Saturday morning I did some larder-stocking. My first thought, as it often is when arriving in London, was for the dark aromatic coffee I buy from Markus Coffee, a little operation on Connaught Street that has valiantly, serenely and deservedly survived its proximity to a Starbuck’s that opened on Edgware Road seven or eight years ago. Walking there from the bus stop I crossed Connaught Square and passed parallel rows of traffic cones preventing parking in front of one of the homes (a pricey neighbourhood, this, where I imagine house prices vaulted the million pound mark a good decade ago); two other curious features about it suggested a story. One was the hand-written sign affixed to the wall, reading “No Reporters” and the other was a policeman cradling a machine gun and glaring at me as I passed; ditto his two colleagues who were pacing up and down the street. I wondered at first if it was a crime scene, but my friendly coffee dealer told me it was only the Blairs, who were not around much these days anyway. I picked up my package of heaven and wandered up Edgeware Road, wafting dark coffee fumes everwhere I went. A little preliminary shopping and a dolma stop at my favourite Lebanese grocery, The Green Valley, and I was headed back home.
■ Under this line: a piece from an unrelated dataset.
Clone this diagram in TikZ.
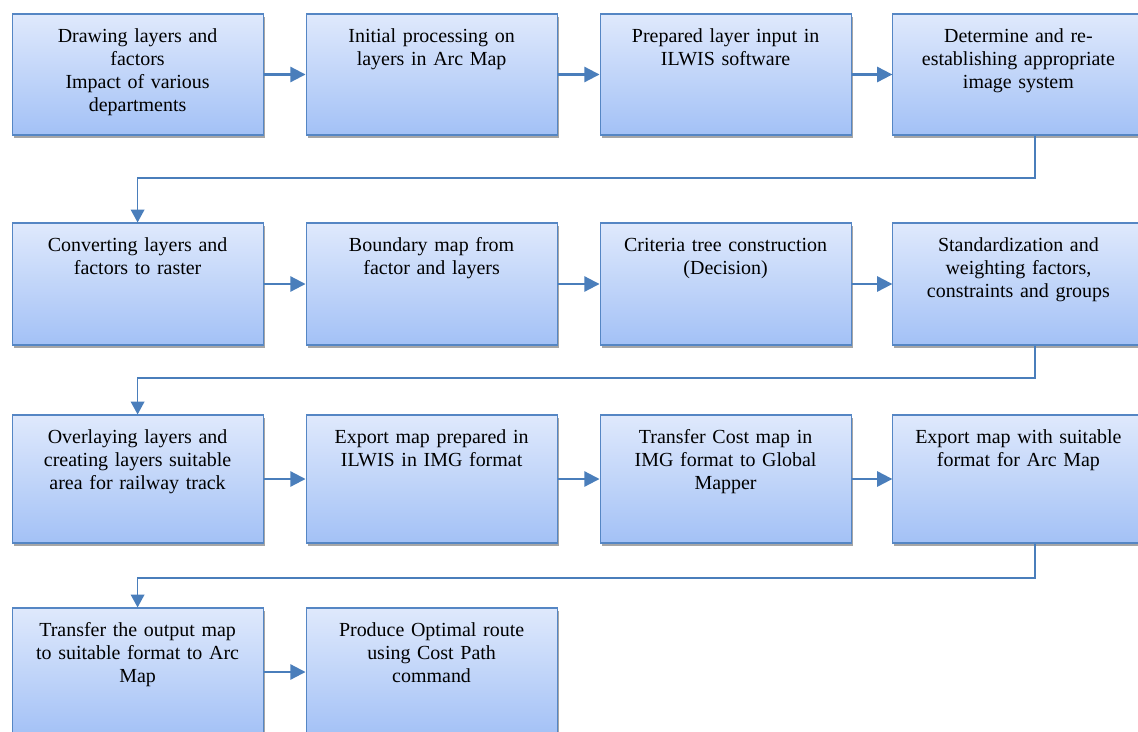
\documentclass[tikz,border=0pt]{standalone}
\usepackage{fontspec}
\setmainfont{Liberation Serif}
\usetikzlibrary{positioning,shadows,arrows.meta,calc}
\definecolor{BoxTop}{HTML}{DFE9FC}
\definecolor{BoxBottom}{HTML}{A3C1F6}
\definecolor{BoxLine}{HTML}{5586C4}
\definecolor{LinkBlue}{HTML}{4A7EBB}
\definecolor{ShadowGrey}{HTML}{A6A6A6}

\begin{document}
\begin{tikzpicture}[
  stepbox/.style={rectangle, draw=BoxLine, line width=0.8pt, top color=BoxTop, bottom color=BoxBottom,
    drop shadow={shadow xshift=1pt, shadow yshift=-2pt, fill=ShadowGrey, opacity=1},
    minimum width=6.275cm, inner xsep=0pt, inner ysep=0pt, text width=6.1cm, align=center,
    text height=0.7cm, font=\fontsize{14.2}{16.4}\selectfont},
  flow/.style={-{Triangle[length=3.8mm,width=3.8mm]}, draw=LinkBlue, line width=1.5pt},
  turn/.style={-{Triangle[length=3.2mm,width=3.4mm]}, draw=LinkBlue, line width=1pt}]
  \useasboundingbox (0,0) rectangle (28.45,-18.3);
  \clip (0,0) rectangle (28.45,-18.3);
  % first row
  \node[stepbox, text depth=2.325cm] (n1) at (3.44,-1.8625) {Drawing layers and\\factors\\Impact of various\\departments};
  \node[stepbox, text depth=2.325cm] (n2) at (10.79,-1.8625) {Initial processing on\\layers in Arc Map};
  \draw[flow] (n1) -- (n2);
  \node[stepbox, text depth=2.325cm] (n3) at (18.14,-1.8625) {Prepared layer input in\\ILWIS software};
  \draw[flow] (n2) -- (n3);
  \node[stepbox, text depth=2.325cm] (n4) at (25.46,-1.8625) {Determine and re-\\establishing appropriate\\image system};
  \draw[flow] (n3) -- (n4);
  % second row
  \node[stepbox, text depth=2.35cm] (n5) at (3.44,-7.1) {Converting layers and\\factors to raster};
  \coordinate (bend1) at (25.875,-4.45);
  \draw[turn] (n4.south -| bend1) -- (bend1) -| (n5.north);
  \node[stepbox, text depth=2.35cm] (n6) at (10.79,-7.1) {Boundary map from\\factor and layers};
  \draw[flow] (n5) -- (n6);
  \node[stepbox, text depth=2.35cm] (n7) at (18.14,-7.1) {Criteria tree construction\\(Decision)};
  \draw[flow] (n6) -- (n7);
  \node[stepbox, text depth=2.35cm] (n8) at (25.46,-7.1) {Standardization and\\weighting factors,\\constraints and groups};
  \draw[flow] (n7) -- (n8);
  % third row
  \node[stepbox, text depth=2.5cm] (n9) at (3.44,-11.975) {Overlaying layers and\\creating layers suitable\\area for railway track};
  \coordinate (bend2) at (25.875,-9.45);
  \draw[turn] (n8.south -| bend2) -- (bend2) -| (n9.north);
  \node[stepbox, text depth=2.5cm] (n10) at (10.79,-11.975) {Export map prepared in\\ILWIS in IMG format};
  \draw[flow] (n9) -- (n10);
  \node[stepbox, text depth=2.5cm] (n11) at (18.14,-11.975) {Transfer Cost map in\\IMG format to Global\\Mapper};
  \draw[flow] (n10) -- (n11);
  \node[stepbox, text depth=2.5cm] (n12) at (25.46,-11.975) {Export map with suitable\\format for Arc Map};
  \draw[flow] (n11) -- (n12);
  % last row
  \node[stepbox, text depth=2.5cm] (n13) at (3.44,-16.8) {Transfer the output map\\to suitable format to Arc\\Map};
  \coordinate (bend3) at (25.875,-14.45);
  \draw[turn] (n12.south -| bend3) -- (bend3) -| (n13.north);
  \node[stepbox, text depth=2.5cm] (n14) at (10.79,-16.8) {Produce Optimal route\\using Cost Path\\command};
  \draw[flow] (n13) -- (n14);
\end{tikzpicture}
\end{document}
Saturday afternoon brought a welcome last minute invitation to join Nancy and Mike at the How We Are: Photographing Britain exhibition at the Tate Britain. I was buffetted by grey winds on my way but got there to find a blue pixie dancing on the steps in welcome

and we spent a happy, somewhat overwhelming couple of hours exploring British photography of all kinds by all sorts of photographers (Lewis Carroll, Julia Margaret Cameron, Martin Parr) from all points in photography’s history. There was even a visual explanation of where the term “blue print” comes from which was a bit of a revelation, as were three photographs of the Horn Dance of Abbott’s Bromley, ancestral home of my mother’s family. Afterwards we enjoyed a couple of pints and some fairly stale crisps in a nearby pub, blissfully smoke-free since the smoking ban came into force here last month.

Then we thought we’d catch a bus to Islington — only the bus stop had a big yellow sign on it

advising us that due to an accident on August 7, the stop was closed for as long as they jolly well said so. As the wind now had damp substance in it, we were disinclined to do as the sign suggested and walk over the bridge to the Vauxhall bus station, and while we were dithering, a bus pulled up, so we got on, victorious over signage.

Then, carefully avoiding low trees,

we made it to the Afghan Kitchen

where we managed to come away with Lavand-e-Murgh (chicken in yogurt), Qurma -e- Gosht – kachalo (lamb with potatoes), Qurma Suzhi Gosht (lamb with spinach), Bajnon Borani (aubergines with yogurt) and Sarah’s (a vegetarian concoction of kidney beans, chick peas and potatoes in yogurt) and off we went to Cross Street where we cleaned the plates as best we could. Delicious welcome to London.